______________________________________________________________________________________________________________________________
Radu Tîrcă and Ștefania Hîrleață are students at University of Architecture and Urbanism 'Ion Mincu', Bucharest. At present, they lead their theoretical research on the subject of thermal towns and diploma projects in Govora Baths under the guidance of Stefan Simion, Irina Tulbure and Ilinca Paun Constantinescu. As students, they won second prize and best student project in a BeeBreeders international architecture competition - Mango Vynil Hub, third prize in a Zeppelin national competition - Prototip pentru comunitate, as well as other mentions in other competitions.
Is the Ideal City the echo of an Ideal Architecture?
The Ideal City, painting by Fra Carnevale
photo source: www.pixels.com
Ákos Moravánszky
The Ideal City, as it presents itself in many of its representations – is the echo of an Ideal Architecture. I would even say: it is the Ideal Architecture itself, since the images that we connect with the ideal city lack depth, lack most of the ingredients of the city: urban life, urban society, or economy. All we see is facades, or at most, the “conceived space” of the city, to use Henri Lefebvre’s term. This “still life” is conceived as an antithesis to the “real” city, perceived as chaotic and disorganized. The geometrical order of the Ideal City projects a harmony that in the real work don’t exist – it is the city of the architect. How about an Ideal City that would emerge from negotiating different, partly contradicting images, conveying the “ideals” of all the parties involved in urban life?

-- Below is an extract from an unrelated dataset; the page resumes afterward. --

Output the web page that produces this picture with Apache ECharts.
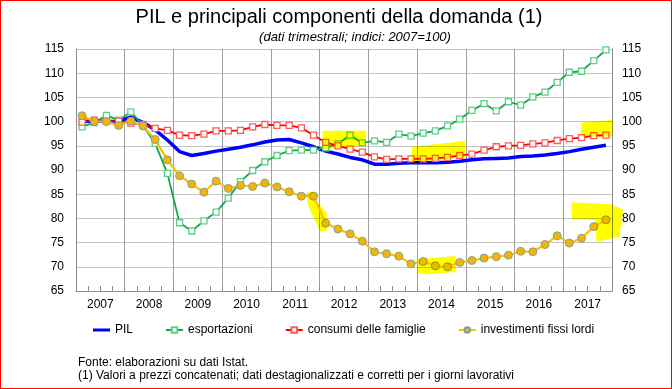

Ákos Moravánszky (born 26. November 1950 in Székesfehérvár, Hungary), is a Swiss-Hungarian architect, theorist, historian and Adjunct Professor Emeritus of Architectural Theory at the Institute for the History and Theory of Architecture at ETH Zurich. Moravánszky is regarded as one of the world's leading architecture historians of Central European architecture. He is especially well known for his writing on twentieth-century architecture in Central Europe, and for his role in the development of a theory of materiality in architecture.